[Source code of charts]

::::::::

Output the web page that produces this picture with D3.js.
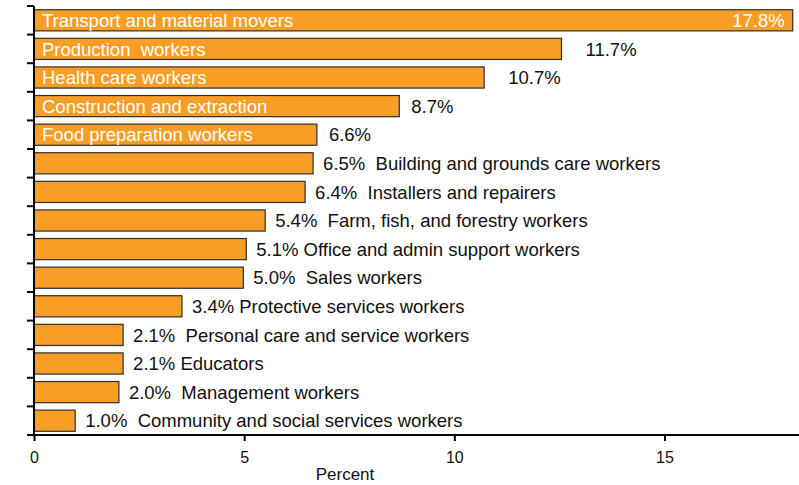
<!DOCTYPE html>
<html>
<head>
<meta charset="utf-8">
<script src="https://cdn.jsdelivr.net/npm/d3@7"></script>
<style>
  body { margin: 0; background: #fff; }
  svg { display: block; font-family: Arial, "Liberation Sans", sans-serif; }
  text { white-space: pre; }
</style>
</head>
<body>
<script>
const categories = [
  "Transport and material movers",
  "Production  workers",
  "Health care workers",
  "Construction and extraction",
  "Food preparation workers",
  "Building and grounds care workers",
  "Installers and repairers",
  "Farm, fish, and forestry workers",
  "Office and admin support workers",
  "Sales workers",
  "Protective services workers",
  "Personal care and service workers",
  "Educators",
  "Management workers",
  "Community and social services workers"
];
// bar lengths as drawn in the picture
const values = [18.05, 12.55, 10.71, 8.69, 6.73, 6.64, 6.45, 5.5, 5.05, 4.98, 3.52, 2.12, 2.12, 2.02, 0.98];
// printed labels
const valueLabels = ["17.8%", "11.7%", "10.7%", "8.7%", "6.6%", "6.5%  ", "6.4%  ", "5.4%  ", "5.1% ",
  "5.0%  ", "3.4% ", "2.1%  ", "2.1% ", "2.0%  ", "1.0%  "];
const xTicks = [0, 5, 10, 15];
const xDomain = [0, 18.2];
const namesInside = 5;

const width = 799;
const height = 485;
const plotLeft = 34;
const plotTop = 6;
const plotBottom = 435;
const labelSize = "18.5px";

const svg = d3.select("body").append("svg")
  .attr("width", width)
  .attr("height", height);

const x = d3.scaleLinear().domain(xDomain).range([plotLeft, width]);
const y = d3.scaleBand().domain(categories).range([plotTop, plotBottom])
  .paddingInner(0.26).paddingOuter(0.13);

// bars
svg.append("g").selectAll("rect")
  .data(categories)
  .join("rect")
  .attr("x", x(0))
  .attr("y", d => y(d))
  .attr("width", (d, i) => x(values[i]) - x(0))
  .attr("height", y.bandwidth())
  .attr("fill", "#F89D26")
  .attr("stroke", "#2e2e2e")
  .attr("stroke-width", 1.2);

// labels
categories.forEach((name, i) => {
  const cy = y(name) + y.bandwidth() / 2;
  const end = x(values[i]);
  if (i < namesInside) {
    svg.append("text")
      .attr("x", x(0) + 8)
      .attr("y", cy)
      .attr("dy", "0.36em")
      .attr("font-size", labelSize)
      .attr("fill", "#fff")
      .text(name);
    if (i === 0) {
      svg.append("text")
        .attr("x", end - 8)
        .attr("y", cy)
        .attr("dy", "0.36em")
        .attr("text-anchor", "end")
        .attr("font-size", labelSize)
        .attr("fill", "#fff")
        .text(valueLabels[i]);
    } else {
      svg.append("text")
        .attr("x", end + (i < 3 ? 24 : 12))
        .attr("y", cy)
        .attr("dy", "0.36em")
        .attr("font-size", labelSize)
        .attr("fill", "#111")
        .text(valueLabels[i]);
    }
  } else {
    svg.append("text")
      .attr("x", end + 10)
      .attr("y", cy)
      .attr("dy", "0.36em")
      .attr("font-size", labelSize)
      .attr("fill", "#111")
      .text(valueLabels[i] + name);
  }
});

// y axis with ticks at category boundaries
const step = y.step();
const edge = y.paddingInner() * step / 2;
const bounds = categories.map(d => y(d) - edge).concat([plotBottom]);
svg.append("line")
  .attr("x1", plotLeft).attr("x2", plotLeft)
  .attr("y1", plotTop).attr("y2", plotBottom)
  .attr("stroke", "#000").attr("stroke-width", 2);
svg.append("g").selectAll("line")
  .data(bounds)
  .join("line")
  .attr("x1", plotLeft - 7).attr("x2", plotLeft)
  .attr("y1", d => d).attr("y2", d => d)
  .attr("stroke", "#000").attr("stroke-width", 2);

// x axis
const xAxis = svg.append("g")
  .attr("transform", `translate(0,${plotBottom})`)
  .call(d3.axisBottom(x).tickValues(xTicks).tickSize(6).tickSizeOuter(0).tickFormat(d3.format("d")));
xAxis.select(".domain").remove();
xAxis.selectAll(".tick line").attr("stroke", "#000").attr("stroke-width", 2);
xAxis.selectAll(".tick text")
  .attr("y", 17)
  .attr("dy", "0.71em")
  .attr("font-size", "16px")
  .attr("font-family", "Arial, 'Liberation Sans', sans-serif")
  .attr("fill", "#111");
svg.append("line")
  .attr("x1", plotLeft - 7).attr("x2", width)
  .attr("y1", plotBottom).attr("y2", plotBottom)
  .attr("stroke", "#000").attr("stroke-width", 2);

svg.append("text")
  .attr("x", 345)
  .attr("y", 480)
  .attr("text-anchor", "middle")
  .attr("font-size", "17px")
  .attr("fill", "#111")
  .text("Percent");
</script>
</body>
</html>
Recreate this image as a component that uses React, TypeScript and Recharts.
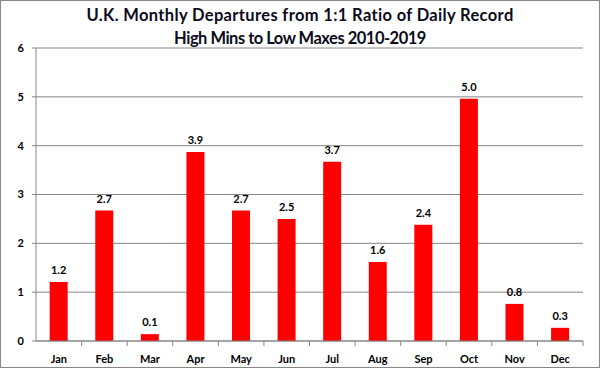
import React from "react";
import { BarChart, Bar, XAxis, YAxis, CartesianGrid, LabelList } from "recharts";

const months = ["Jan", "Feb", "Mar", "Apr", "May", "Jun", "Jul", "Aug", "Sep", "Oct", "Nov", "Dec"];
const departures = [1.21, 2.67, 0.14, 3.87, 2.67, 2.5, 3.67, 1.62, 2.38, 4.96, 0.76, 0.27];
const yTicks = [0, 1, 2, 3, 4, 5, 6];
const titleLines = ["U.K. Monthly Departures from 1:1 Ratio of Daily Record", "High Mins to Low Maxes 2010-2019"];

const data = months.map((m, i) => ({ month: m, value: departures[i] }));

const FONT = "Lato, 'Open Sans', sans-serif";
const AXIS = "#868686";

const XTick = (props: any) => {
  const { x, y, payload } = props;
  const band = (583 - 36) / 12;
  return (
    <g>
      <line x1={x + band / 2} y1={y - 8} x2={x + band / 2} y2={y - 3} stroke={AXIS} strokeWidth={1} />
      <text x={x} y={y + 14} textAnchor="middle" fontFamily={FONT} fontWeight="bold" fontSize={11} fill="#000">
        {payload.value}
      </text>
    </g>
  );
};

export default function App() {
  return (
    <div
      style={{
        position: "fixed",
        left: 0,
        top: 0,
        width: 600,
        height: 368,
        boxSizing: "border-box",
        border: `1px solid ${AXIS}`,
        background: "#fff",
        overflow: "hidden",
      }}
    >
      <div
        style={{
          position: "absolute",
          left: 0,
          top: 3,
          width: 598,
          textAlign: "center",
          fontFamily: FONT,
          fontWeight: "bold",
          fontSize: 16.5,
          lineHeight: "23px",
          color: "#0b0b1a",
        }}
      >
        <div style={{ letterSpacing: 0.35 }}>{titleLines[0]}</div>
        <div style={{ letterSpacing: -0.5 }}>{titleLines[1]}</div>
      </div>
      <div style={{ position: "absolute", left: -1, top: -1 }}>
        <BarChart
          width={600}
          height={368}
          data={data}
          margin={{ top: 48, right: 17, bottom: 0, left: 0 }}
          barCategoryGap="30%"
        >
          <CartesianGrid vertical={false} stroke={AXIS} strokeWidth={1} />
          <XAxis
            dataKey="month"
            height={27}
            axisLine={{ stroke: AXIS }}
            tickLine={false}
            tick={<XTick />}
            interval={0}
          />
          <YAxis
            width={36}
            domain={[0, 6]}
            ticks={yTicks}
            axisLine={{ stroke: AXIS }}
            tickLine={{ stroke: AXIS }}
            tickSize={4}
            tick={{ fontFamily: FONT, fontWeight: "bold", fontSize: 11, fill: "#000" }}
            tickMargin={8}
          />
          <Bar dataKey="value" fill="#FF0000" isAnimationActive={false}>
            <LabelList
              dataKey="value"
              position="top"
              offset={8}
              formatter={(v: any) => Number(v).toFixed(1)}
              style={{ fontFamily: FONT, fontWeight: "bold", fontSize: 11, fill: "#000" }}
            />
          </Bar>
        </BarChart>
      </div>
    </div>
  );
}
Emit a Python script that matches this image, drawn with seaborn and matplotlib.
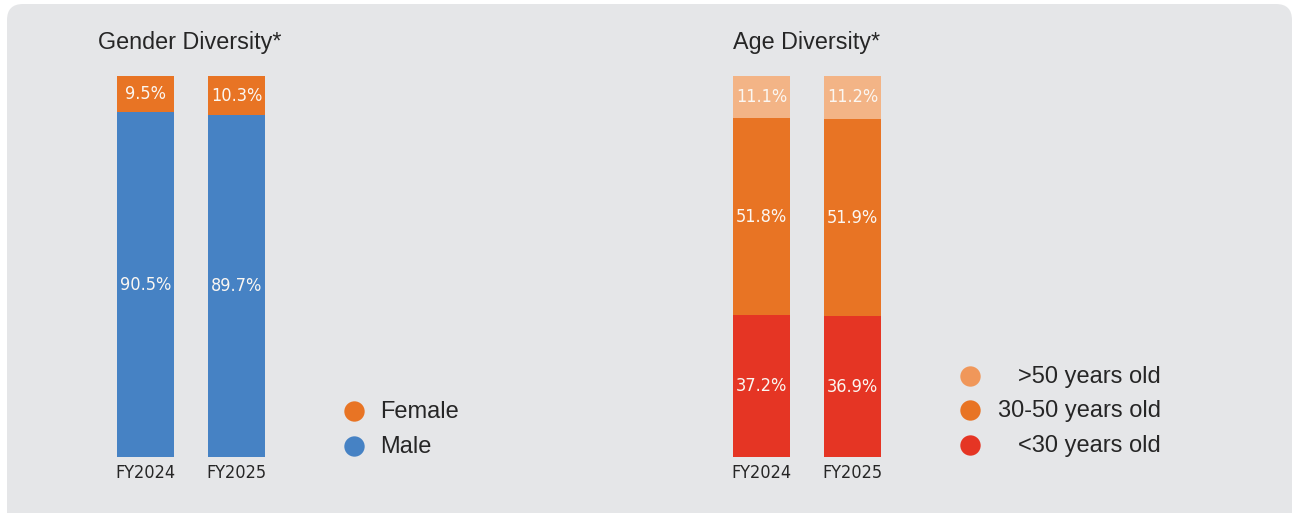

::::::::

Do not include pictures. Give again exactly the lines starting at the one with "Recreate this image" and ending at the one with "YAxis, CartesianGrid, LabelList", both included.

Recreate this image as a component that uses React, TypeScript and Recharts.
import React from "react";
import { BarChart, Bar, XAxis, YAxis, CartesianGrid, LabelList } from "recharts";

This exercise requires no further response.